**Challenge:**
Without the pictures, return all of the material exactly as written.

━━━━━ Available data ━━━━━

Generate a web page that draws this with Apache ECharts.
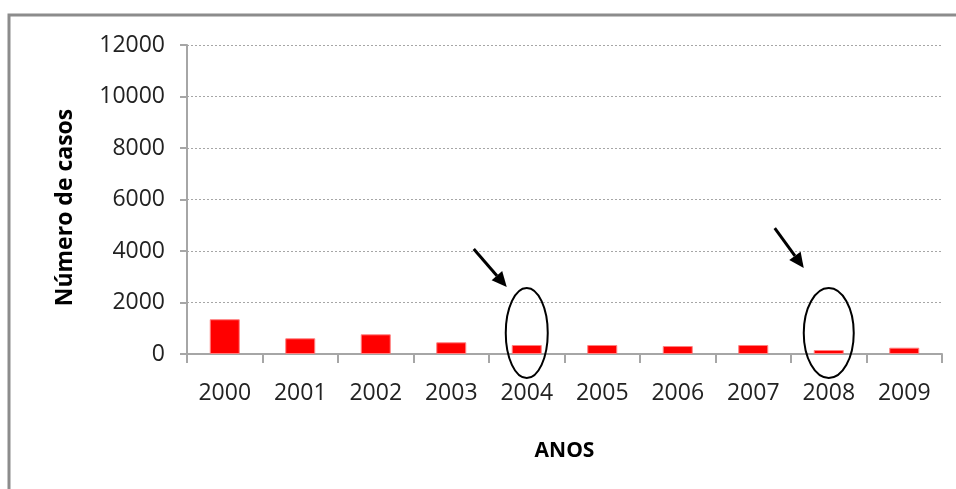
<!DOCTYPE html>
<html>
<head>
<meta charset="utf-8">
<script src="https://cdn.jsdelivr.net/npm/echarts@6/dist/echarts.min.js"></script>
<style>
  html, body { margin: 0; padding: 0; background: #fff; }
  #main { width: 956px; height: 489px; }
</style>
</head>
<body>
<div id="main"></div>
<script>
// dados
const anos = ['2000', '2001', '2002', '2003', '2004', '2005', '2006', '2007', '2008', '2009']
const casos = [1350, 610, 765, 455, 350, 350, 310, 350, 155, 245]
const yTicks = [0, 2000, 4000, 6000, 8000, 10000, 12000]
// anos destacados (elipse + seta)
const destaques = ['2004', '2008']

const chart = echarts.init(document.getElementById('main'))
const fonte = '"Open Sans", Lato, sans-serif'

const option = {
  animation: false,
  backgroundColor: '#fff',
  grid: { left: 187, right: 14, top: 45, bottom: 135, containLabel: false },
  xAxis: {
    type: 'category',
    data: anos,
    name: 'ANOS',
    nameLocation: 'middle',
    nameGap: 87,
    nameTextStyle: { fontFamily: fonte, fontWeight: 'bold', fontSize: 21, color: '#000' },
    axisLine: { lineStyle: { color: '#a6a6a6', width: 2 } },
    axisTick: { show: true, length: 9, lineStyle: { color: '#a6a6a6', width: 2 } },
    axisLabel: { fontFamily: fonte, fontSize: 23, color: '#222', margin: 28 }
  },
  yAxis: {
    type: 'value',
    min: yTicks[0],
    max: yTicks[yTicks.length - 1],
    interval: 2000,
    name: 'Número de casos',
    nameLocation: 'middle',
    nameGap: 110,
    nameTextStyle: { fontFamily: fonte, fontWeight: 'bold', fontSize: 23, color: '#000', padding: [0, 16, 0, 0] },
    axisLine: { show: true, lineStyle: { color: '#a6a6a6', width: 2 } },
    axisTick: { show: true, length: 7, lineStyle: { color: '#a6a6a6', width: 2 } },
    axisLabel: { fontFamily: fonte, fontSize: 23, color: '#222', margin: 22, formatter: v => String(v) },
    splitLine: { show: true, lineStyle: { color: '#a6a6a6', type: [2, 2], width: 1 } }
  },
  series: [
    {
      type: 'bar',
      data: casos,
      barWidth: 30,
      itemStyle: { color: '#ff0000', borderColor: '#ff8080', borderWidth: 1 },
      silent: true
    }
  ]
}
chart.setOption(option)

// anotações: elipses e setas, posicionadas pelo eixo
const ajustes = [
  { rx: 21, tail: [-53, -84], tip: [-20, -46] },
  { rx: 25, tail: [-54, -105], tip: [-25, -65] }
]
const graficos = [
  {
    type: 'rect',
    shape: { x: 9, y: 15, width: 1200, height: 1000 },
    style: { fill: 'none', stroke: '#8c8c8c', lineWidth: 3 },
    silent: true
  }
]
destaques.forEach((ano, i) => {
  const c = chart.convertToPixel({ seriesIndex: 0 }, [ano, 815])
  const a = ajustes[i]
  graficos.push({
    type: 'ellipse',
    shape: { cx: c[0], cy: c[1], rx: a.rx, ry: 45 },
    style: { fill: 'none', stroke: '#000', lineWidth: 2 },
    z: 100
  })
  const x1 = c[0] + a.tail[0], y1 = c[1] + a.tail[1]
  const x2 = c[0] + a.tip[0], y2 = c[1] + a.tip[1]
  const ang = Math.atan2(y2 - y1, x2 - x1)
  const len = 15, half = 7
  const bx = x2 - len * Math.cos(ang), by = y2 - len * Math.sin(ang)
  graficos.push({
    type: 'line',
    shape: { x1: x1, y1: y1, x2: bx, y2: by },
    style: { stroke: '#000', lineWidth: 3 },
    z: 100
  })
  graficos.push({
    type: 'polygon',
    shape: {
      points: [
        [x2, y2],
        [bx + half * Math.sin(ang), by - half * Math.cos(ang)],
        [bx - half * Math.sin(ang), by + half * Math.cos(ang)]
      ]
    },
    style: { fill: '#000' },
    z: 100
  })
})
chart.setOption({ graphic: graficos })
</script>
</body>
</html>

━━━━━

**Result of this exercise:**
Generate a web page that draws this with Apache ECharts.
<!DOCTYPE html>
<html>
<head>
<meta charset="utf-8">
<script src="https://cdn.jsdelivr.net/npm/echarts@6/dist/echarts.min.js"></script>
<style>
  html, body { margin: 0; padding: 0; background: #fff; }
  #main { width: 956px; height: 489px; }
</style>
</head>
<body>
<div id="main"></div>
<script>
// dados
const anos = ['2000', '2001', '2002', '2003', '2004', '2005', '2006', '2007', '2008', '2009']
const casos = [1350, 610, 765, 455, 350, 350, 310, 350, 155, 245]
const yTicks = [0, 2000, 4000, 6000, 8000, 10000, 12000]
// anos destacados (elipse + seta)
const destaques = ['2004', '2008']

const chart = echarts.init(document.getElementById('main'))
const fonte = '"Open Sans", Lato, sans-serif'

const option = {
  animation: false,
  backgroundColor: '#fff',
  grid: { left: 187, right: 14, top: 45, bottom: 135, containLabel: false },
  xAxis: {
    type: 'category',
    data: anos,
    name: 'ANOS',
    nameLocation: 'middle',
    nameGap: 87,
    nameTextStyle: { fontFamily: fonte, fontWeight: 'bold', fontSize: 21, color: '#000' },
    axisLine: { lineStyle: { color: '#a6a6a6', width: 2 } },
    axisTick: { show: true, length: 9, lineStyle: { color: '#a6a6a6', width: 2 } },
    axisLabel: { fontFamily: fonte, fontSize: 23, color: '#222', margin: 28 }
  },
  yAxis: {
    type: 'value',
    min: yTicks[0],
    max: yTicks[yTicks.length - 1],
    interval: 2000,
    name: 'Número de casos',
    nameLocation: 'middle',
    nameGap: 110,
    nameTextStyle: { fontFamily: fonte, fontWeight: 'bold', fontSize: 23, color: '#000', padding: [0, 16, 0, 0] },
    axisLine: { show: true, lineStyle: { color: '#a6a6a6', width: 2 } },
    axisTick: { show: true, length: 7, lineStyle: { color: '#a6a6a6', width: 2 } },
    axisLabel: { fontFamily: fonte, fontSize: 23, color: '#222', margin: 22, formatter: v => String(v) },
    splitLine: { show: true, lineStyle: { color: '#a6a6a6', type: [2, 2], width: 1 } }
  },
  series: [
    {
      type: 'bar',
      data: casos,
      barWidth: 30,
      itemStyle: { color: '#ff0000', borderColor: '#ff8080', borderWidth: 1 },
      silent: true
    }
  ]
}
chart.setOption(option)

// anotações: elipses e setas, posicionadas pelo eixo
const ajustes = [
  { rx: 21, tail: [-53, -84], tip: [-20, -46] },
  { rx: 25, tail: [-54, -105], tip: [-25, -65] }
]
const graficos = [
  {
    type: 'rect',
    shape: { x: 9, y: 15, width: 1200, height: 1000 },
    style: { fill: 'none', stroke: '#8c8c8c', lineWidth: 3 },
    silent: true
  }
]
destaques.forEach((ano, i) => {
  const c = chart.convertToPixel({ seriesIndex: 0 }, [ano, 815])
  const a = ajustes[i]
  graficos.push({
    type: 'ellipse',
    shape: { cx: c[0], cy: c[1], rx: a.rx, ry: 45 },
    style: { fill: 'none', stroke: '#000', lineWidth: 2 },
    z: 100
  })
  const x1 = c[0] + a.tail[0], y1 = c[1] + a.tail[1]
  const x2 = c[0] + a.tip[0], y2 = c[1] + a.tip[1]
  const ang = Math.atan2(y2 - y1, x2 - x1)
  const len = 15, half = 7
  const bx = x2 - len * Math.cos(ang), by = y2 - len * Math.sin(ang)
  graficos.push({
    type: 'line',
    shape: { x1: x1, y1: y1, x2: bx, y2: by },
    style: { stroke: '#000', lineWidth: 3 },
    z: 100
  })
  graficos.push({
    type: 'polygon',
    shape: {
      points: [
        [x2, y2],
        [bx + half * Math.sin(ang), by - half * Math.cos(ang)],
        [bx - half * Math.sin(ang), by + half * Math.cos(ang)]
      ]
    },
    style: { fill: '#000' },
    z: 100
  })
})
chart.setOption({ graphic: graficos })
</script>
</body>
</html>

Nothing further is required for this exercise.